Interactors that implement this interface represent speech-driven interactions. The MRTK implementation is SpeechInteractor.

The MRTK SpeechInteractor, internally, uses PhraseRecognitionSubsystem and subscribes to interactable registration events from the XRI XRInteractionManager. However, interactables need not be concerned about what subsystem is performing speech processing; ISpeechInteractors generate the same XRI events (select, and so forth) that any other interactor does.


This interface is simply a specialization of the IVariableSelectInteractor interface. Interactors that implement this interface are, implicitly, variable-select interactors. IGazePinchInteractors expressly represent an indirectly targeted remote manipulation. A separate gaze-based interactor drives the target of the interaction, and the manipulation is by a hand or controller. attachTransform behaves the same way IRayInteractor's attachTransform does; it snaps to the hit point on the target when a select is initiated.
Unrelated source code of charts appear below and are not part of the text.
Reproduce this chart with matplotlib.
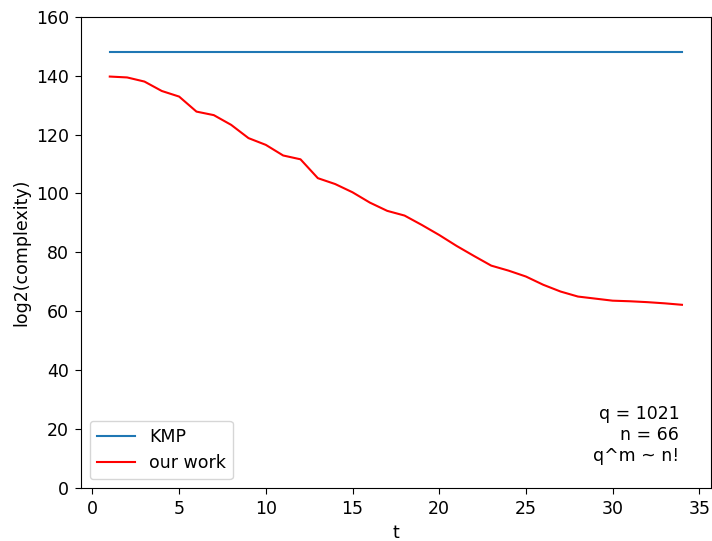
import numpy as np
import matplotlib
matplotlib.use('Agg')
import matplotlib.pyplot as plt

# t values and log2 complexity
t = list(range(1, 35))
kmp = [148.0] * len(t)
our_work = [139.7, 139.4, 138.0, 134.8, 132.9, 127.8, 126.6, 123.3, 118.8, 116.5,
            112.9, 111.6, 105.2, 103.2, 100.4, 96.9, 94.1, 92.5, 89.3, 85.9,
            82.2, 78.8, 75.5, 73.8, 71.8, 69.0, 66.7, 65.0, 64.3, 63.6,
            63.4, 63.1, 62.7, 62.2]

plt.rcParams['font.size'] = 12.5
plt.rcParams['xtick.major.size'] = 4.4
plt.rcParams['ytick.major.size'] = 4.4
plt.rcParams['xtick.major.pad'] = 4.4
plt.rcParams['ytick.major.pad'] = 4.4

fig = plt.figure(figsize=(7.12, 5.41), dpi=100)
ax = fig.add_axes([0.114, 0.098, 0.884, 0.871])

ax.plot(t, kmp, label='KMP')
ax.plot(t, our_work, color='red', label='our work')
ax.set_ylim(0, 160)
ax.set_xlabel('t')
ax.set_ylabel('log2(complexity)')
ax.legend(loc='lower left', handlelength=2.2)
ax.text(33.85, 7.8, 'q = 1021\nn = 66\nq^m ~ n!', ha='right', va='bottom')

plt.savefig('out.png', dpi=100)
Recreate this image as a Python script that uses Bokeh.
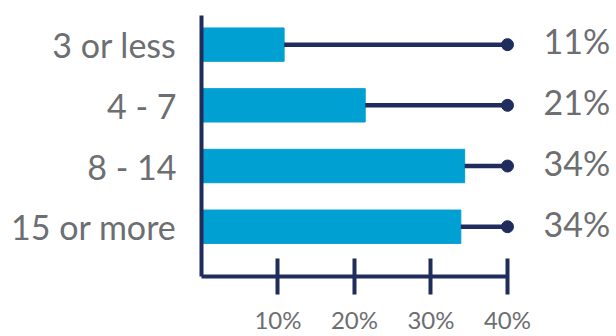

When multiple IGazePinchInteractors participate in a single interaction, their attachTransforms are offset by their displacement from the median point between all participating pinch-points. Thus, interactables can interpret these attachTransforms in the same way they would for any other multi-handed interaction, like the attachTransforms from grab interactions, or ray interactions.

The MRTK implementation is the GazePinchInteractor.


Some interactors can choose to implement IHandedInteractor interface to explicitly specify that they're associated with a particular hand on a user. Some interactors aren't associated with handedness and thus don't implement this. The most obvious examples would be ones like SpeechInteractor or FuzzyGazeInteractor.

The MRTK interactors that implement this interface are the HandJointInteractor, a generic, abstract XRDirectInteractor driven by an arbitrary hand joint, the GazePinchInteractor, and the MRTKRayInteractor.

Interactables currently use this interface to fire certain effects when selected that must disambiguate between a left or right hand. The most notable example of this is the pulse effect in the UX components library.